▶ [Aim of the task]
From the listing below, restate word for word the lines from the line containing "Output the component" down through the line containing "YAxis, CartesianGrid, LabelList". Exclude pictures.

'''

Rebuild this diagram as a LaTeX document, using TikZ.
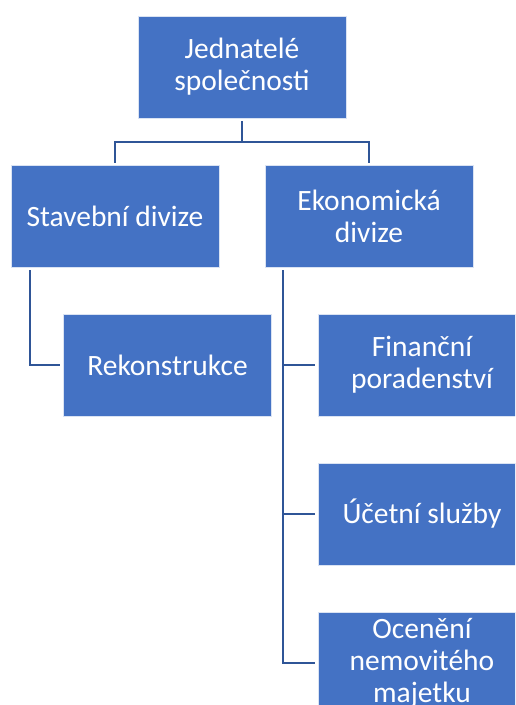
\documentclass[tikz,border=0pt]{standalone}
\usepackage{fontspec}
\setmainfont{Carlito}
\usepackage{tikz}
\usetikzlibrary{calc}
\usepackage{xcolor}
\definecolor{boxblue}{HTML}{4472C4}
\definecolor{lineblue}{HTML}{2F5597}

\begin{document}
\begin{tikzpicture}[x=1pt,y=-1pt,
box/.style={rectangle,fill=boxblue,draw=white!80!boxblue,line width=0.6pt,
  text=white,minimum width=208pt,minimum height=102pt,inner sep=2pt,
  align=center,font=\fontsize{29.5}{32}\selectfont},
link/.style={lineblue,line width=2pt,shorten <=3pt,shorten >=3pt}]
\useasboundingbox (0,0) rectangle (515,705);
\clip (0,0) rectangle (515,705);

\node[box] (top) at (242,67) {Jednatelé\\společnosti};
\node[box] (stav) at (115,216) {Stavební divize};
\node[box] (ekon) at (369,216) {Ekonomická\\divize};
\node[box] (rek) at (167.5,365) {Rekonstrukce};
\node[box] (fin) at (422,365) {Finanční\\poradenství};
\node[box] (uct) at (422,514) {Účetní služby};
\node[box] (oce) at (422,663) {Ocenění\\nemovitého\\majetku};

% top level
\draw[link,shorten >=2pt] (top.south) -- ++(0,24) -| (stav.north);
\draw[link,shorten >=2pt] (top.south) -- ++(0,24) -| (ekon.north);
% stavebni divize
\draw[link] ([xshift=19pt]stav.south west) |- (rek.west);
% ekonomicka divize
\foreach \n in {fin,uct,oce}
  \draw[link] ([xshift=18pt]ekon.south west) |- (\n.west);
\end{tikzpicture}
\end{document}
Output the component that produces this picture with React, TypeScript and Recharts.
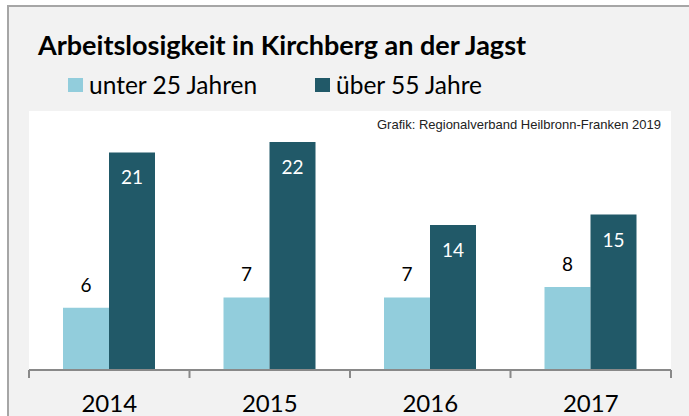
import React from "react";
import { BarChart, Bar, XAxis, YAxis, CartesianGrid, LabelList } from "recharts";

const years = ["2014", "2015", "2016", "2017"];
const under25 = [6, 7, 7, 8];
const over55 = [21, 22, 14, 15];
const seriesNames = ["unter 25 Jahren", "über 55 Jahre"];
const title = "Arbeitslosigkeit in Kirchberg an der Jagst";
const source = "Grafik: Regionalverband Heilbronn-Franken 2019";

const data = years.map((y, i) => ({ year: y, u25: under25[i], o55: over55[i] }));

const W = 689;
const H = 416;
const M = { top: 111, right: 18, left: 29, bottom: 0 };
const PLOT_W = W - M.left - M.right;
const BAND = PLOT_W / years.length;
const LIGHT = "#92cddc";
const DARK = "#215968";
const AXIS = "#898989";
const FONT = "Lato, 'Open Sans', sans-serif";

const YearTick = (props: any) => {
  const { x, y, payload, index } = props;
  const half = BAND / 2;
  return (
    <g>
      <line x1={x - half} x2={x - half} y1={y - 8} y2={y} stroke={AXIS} strokeWidth={2} />
      {index === years.length - 1 && (
        <line x1={x + half} x2={x + half} y1={y - 8} y2={y} stroke={AXIS} strokeWidth={2} />
      )}
      <text x={x} y={y + 34} textAnchor="middle" fontSize={24} fontFamily={FONT} fill="#000">
        {payload.value}
      </text>
    </g>
  );
};

const LightLabel = (props: any) => {
  const { x, y, width, value } = props;
  return (
    <text x={x + width / 2} y={y - 16} textAnchor="middle" fontSize={19} fontFamily={FONT} fill="#000">
      {value}
    </text>
  );
};

const DarkLabel = (props: any) => {
  const { x, y, width, value } = props;
  return (
    <text x={x + width / 2} y={y + 32} textAnchor="middle" fontSize={19} fontFamily={FONT} fill="#fff">
      {value}
    </text>
  );
};

export default function App() {
  return (
    <div style={{ position: "absolute", left: 0, top: 0, width: W, height: H, background: "#fff", overflow: "hidden" }}>
      <div
        style={{
          position: "absolute",
          left: 7,
          top: 5,
          right: 0,
          bottom: 0,
          background: "#f2f2f2",
          borderTop: "2px solid #a6a6a6",
          borderLeft: "2px solid #a6a6a6",
        }}
      />
      <div
        style={{
          position: "absolute",
          left: 38,
          top: 29,
          fontFamily: FONT,
          fontWeight: 700,
          fontSize: 27,
          lineHeight: "32px",
          color: "#000",
          whiteSpace: "nowrap",
        }}
      >
        {title}
      </div>
      <div style={{ position: "absolute", left: 68, top: 78, width: 15, height: 14, background: LIGHT }} />
      <div
        style={{ position: "absolute", left: 89, top: 69.5, fontFamily: FONT, fontSize: 24.5, lineHeight: "30px", whiteSpace: "nowrap" }}
      >
        {seriesNames[0]}
      </div>
      <div style={{ position: "absolute", left: 315, top: 78, width: 15, height: 14, background: DARK }} />
      <div
        style={{ position: "absolute", left: 336, top: 69.5, fontFamily: FONT, fontSize: 24.5, lineHeight: "30px", whiteSpace: "nowrap" }}
      >
        {seriesNames[1]}
      </div>
      <div style={{ position: "absolute", left: 0, top: 0 }}>
        <BarChart width={W} height={H} data={data} margin={M} barCategoryGap={34} barGap={0}>
          <CartesianGrid fill="#ffffff" horizontal={false} vertical={false} />
          <YAxis hide domain={[0, 25]} />
          <XAxis
            dataKey="year"
            height={46}
            axisLine={{ stroke: AXIS, strokeWidth: 2 }}
            tickLine={false}
            tickSize={8}
            tickMargin={0}
            tick={<YearTick />}
            interval={0}
          />
          <Bar dataKey="u25" name={seriesNames[0]} fill={LIGHT} isAnimationActive={false}>
            <LabelList dataKey="u25" content={<LightLabel />} />
          </Bar>
          <Bar dataKey="o55" name={seriesNames[1]} fill={DARK} isAnimationActive={false}>
            <LabelList dataKey="o55" content={<DarkLabel />} />
          </Bar>
        </BarChart>
      </div>
      <div
        style={{
          position: "absolute",
          right: W - 661,
          top: 117,
          fontFamily: "'Liberation Sans', Arial, sans-serif",
          fontSize: 13,
          lineHeight: "16px",
          color: "#222",
          whiteSpace: "nowrap",
        }}
      >
        {source}
      </div>
    </div>
  );
}
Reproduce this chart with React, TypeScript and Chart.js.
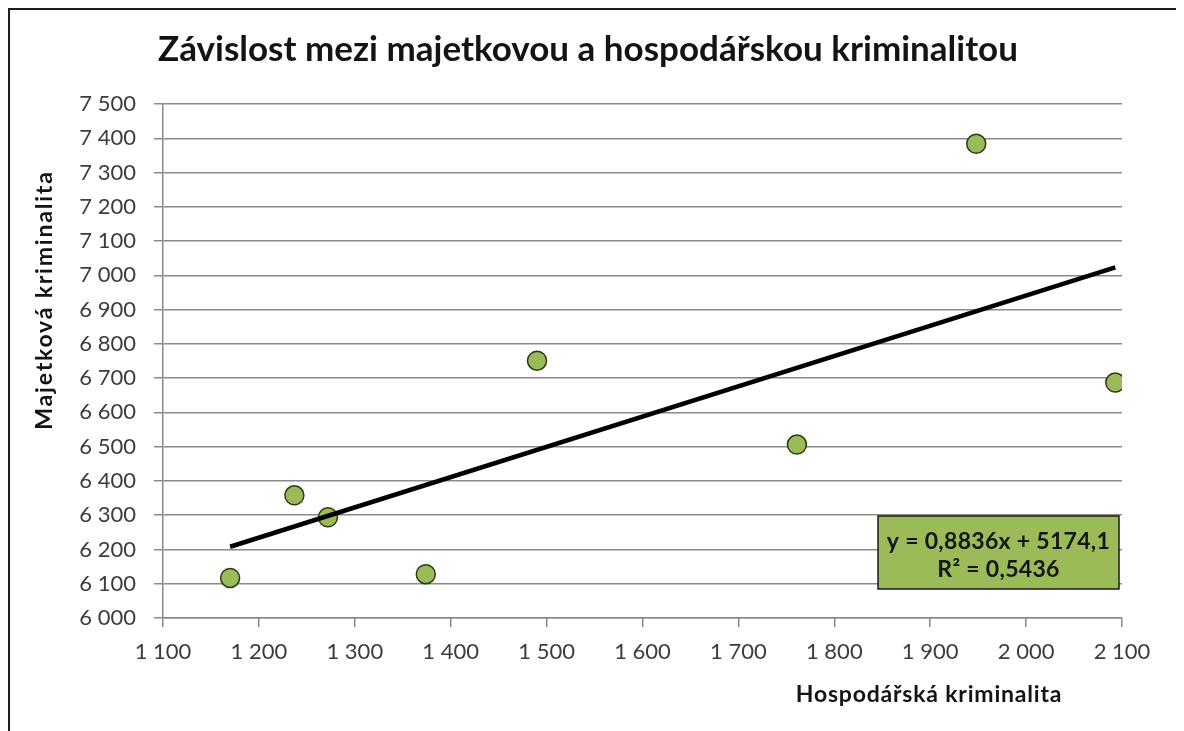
import React, { useEffect, useRef } from 'react';
import { Chart, registerables } from 'chart.js';

Chart.register(...registerables);

const TITLE = 'Závislost mezi majetkovou a hospodářskou kriminalitou';
const X_TITLE = 'Hospodářská kriminalita';
const Y_TITLE = 'Majetková kriminalita';

// Hospodářská kriminalita (x) and Majetková kriminalita (y)
const HOSPODARSKA = [1170, 1237, 1272, 1374, 1490, 1761, 1948, 2093];
const MAJETKOVA = [6117, 6358, 6294, 6128, 6751, 6506, 7384, 6687];

// Linear trendline as reported in the chart
const TREND_SLOPE = 0.8836;
const TREND_INTERCEPT = 5174.1;
const EQUATION_LINES = ['y = 0,8836x + 5174,1', 'R² = 0,5436'];

const X_TICKS = [1100, 1200, 1300, 1400, 1500, 1600, 1700, 1800, 1900, 2000, 2100];
const X_TICK_LABELS = ['1 100', '1 200', '1 300', '1 400', '1 500', '1 600', '1 700', '1 800', '1 900', '2 000', '2 100'];
const Y_TICKS = [6000, 6100, 6200, 6300, 6400, 6500, 6600, 6700, 6800, 6900, 7000, 7100, 7200, 7300, 7400, 7500];
const Y_TICK_LABELS = ['6 000', '6 100', '6 200', '6 300', '6 400', '6 500', '6 600', '6 700', '6 800', '6 900', '7 000', '7 100', '7 200', '7 300', '7 400', '7 500'];

const GRID = '#8a8a8a';
const FONT = 'Lato, "Open Sans", sans-serif';

const labelsPlugin = {
  id: 'labelsPlugin',
  afterDraw(chart: any) {
    const { ctx, chartArea } = chart;
    ctx.save();
    // Title
    ctx.fillStyle = '#141414';
    ctx.font = `bold 35px ${FONT}`;
    ctx.textAlign = 'center';
    ctx.textBaseline = 'alphabetic';
    ctx.fillText(TITLE, chart.width / 2 - 7, 51);

    // X axis title
    ctx.font = `bold 23px ${FONT}`;
    (ctx as any).letterSpacing = '0.8px';
    ctx.textBaseline = 'middle';
    ctx.fillText(X_TITLE, chartArea.right - 193, chartArea.bottom + 77);

    // Y axis title
    (ctx as any).letterSpacing = '1.8px';
    ctx.save();
    ctx.translate(35, chartArea.top + 196);
    ctx.rotate(-Math.PI / 2);
    ctx.fillText(Y_TITLE, 0, 0);
    ctx.restore();

    // Equation box
    (ctx as any).letterSpacing = '0.3px';
    const bw = 241;
    const bh = 73;
    const bx = chartArea.right - 3 - bw;
    const by = chartArea.bottom - 29 - bh;
    ctx.fillStyle = '#9BBB59';
    ctx.fillRect(bx, by, bw, bh);
    ctx.strokeStyle = '#1a1a1a';
    ctx.lineWidth = 1.5;
    ctx.strokeRect(bx, by, bw, bh);
    ctx.fillStyle = '#141414';
    ctx.font = `bold 23px ${FONT}`;
    ctx.textAlign = 'center';
    ctx.fillText(EQUATION_LINES[0], bx + bw / 2, by + 26);
    ctx.fillText(EQUATION_LINES[1], bx + bw / 2, by + 54);
    ctx.restore();
  },
};

export default function App() {
  const canvasRef = useRef<HTMLCanvasElement | null>(null);

  useEffect(() => {
    document.documentElement.style.overflow = 'hidden';
    document.body.style.overflow = 'hidden';
    const canvas = canvasRef.current;
    if (!canvas) return;

    const points = HOSPODARSKA.map((x, i) => ({ x, y: MAJETKOVA[i] }));
    const xMin = Math.min(...HOSPODARSKA);
    const xMax = Math.max(...HOSPODARSKA);
    const trend = [
      { x: xMin, y: TREND_SLOPE * xMin + TREND_INTERCEPT },
      { x: xMax, y: TREND_SLOPE * xMax + TREND_INTERCEPT },
    ];

    const chart = new Chart(canvas, {
      type: 'scatter',
      data: {
        datasets: [
          {
            type: 'line',
            label: 'Trend',
            data: trend,
            borderColor: '#000000',
            borderWidth: 4.5,
            pointRadius: 0,
            fill: false,
            order: 0,
          } as any,
          {
            label: 'Data',
            data: points,
            pointRadius: 9.5,
            pointBackgroundColor: '#9BBB59',
            pointBorderColor: '#2c3a16',
            pointBorderWidth: 1.5,
            order: 1,
          },
        ],
      },
      options: {
        responsive: true,
        maintainAspectRatio: false,
        animation: false,
        layout: { padding: { top: 94, right: 58, left: 0, bottom: 0 } },
        plugins: {
          legend: { display: false },
          tooltip: { enabled: false },
          title: { display: false },
        },
        scales: {
          x: {
            type: 'linear',
            min: 1100,
            max: 2100,
            afterBuildTicks: (scale: any) => {
              scale.ticks = X_TICKS.map((v) => ({ value: v }));
            },
            afterFit: (scale: any) => {
              scale.height = 113;
            },
            ticks: {
              color: '#3c3c3c',
              font: { family: FONT, size: 22 },
              padding: 12,
              maxRotation: 0,
              callback: (v: any) => X_TICK_LABELS[X_TICKS.indexOf(Number(v))] ?? '',
            },
            grid: {
              drawOnChartArea: false,
              drawTicks: true,
              tickLength: 9,
              color: GRID,
              lineWidth: 1.5,
            },
            border: { display: true, color: GRID, width: 1.5 },
          },
          y: {
            type: 'linear',
            min: 6000,
            max: 7500,
            afterBuildTicks: (scale: any) => {
              scale.ticks = Y_TICKS.map((v) => ({ value: v }));
            },
            afterFit: (scale: any) => {
              scale.width = 153;
            },
            ticks: {
              color: '#3c3c3c',
              font: { family: FONT, size: 22 },
              padding: 18,
              callback: (v: any) => Y_TICK_LABELS[Y_TICKS.indexOf(Number(v))] ?? '',
            },
            grid: {
              drawOnChartArea: true,
              drawTicks: true,
              tickLength: 9,
              color: GRID,
              lineWidth: 1.5,
            },
            border: { display: true, color: GRID, width: 1.5 },
          },
        },
      },
      plugins: [labelsPlugin],
    });

    return () => chart.destroy();
  }, []);

  return (
    <div
      style={{
        width: 1170,
        height: 730,
        borderLeft: '2px solid #1e1e1e',
        borderTop: '2px solid #1e1e1e',
        borderRight: '2px solid #1e1e1e',
        background: '#ffffff',
      }}
    >
      <div style={{ position: 'relative', width: 1170, height: 721 }}>
        <canvas ref={canvasRef} />
      </div>
    </div>
  );
}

'''

▶ [Correct answer]
Output the component that produces this picture with React, TypeScript and Recharts.
import React from "react";
import { BarChart, Bar, XAxis, YAxis, CartesianGrid, LabelList } from "recharts";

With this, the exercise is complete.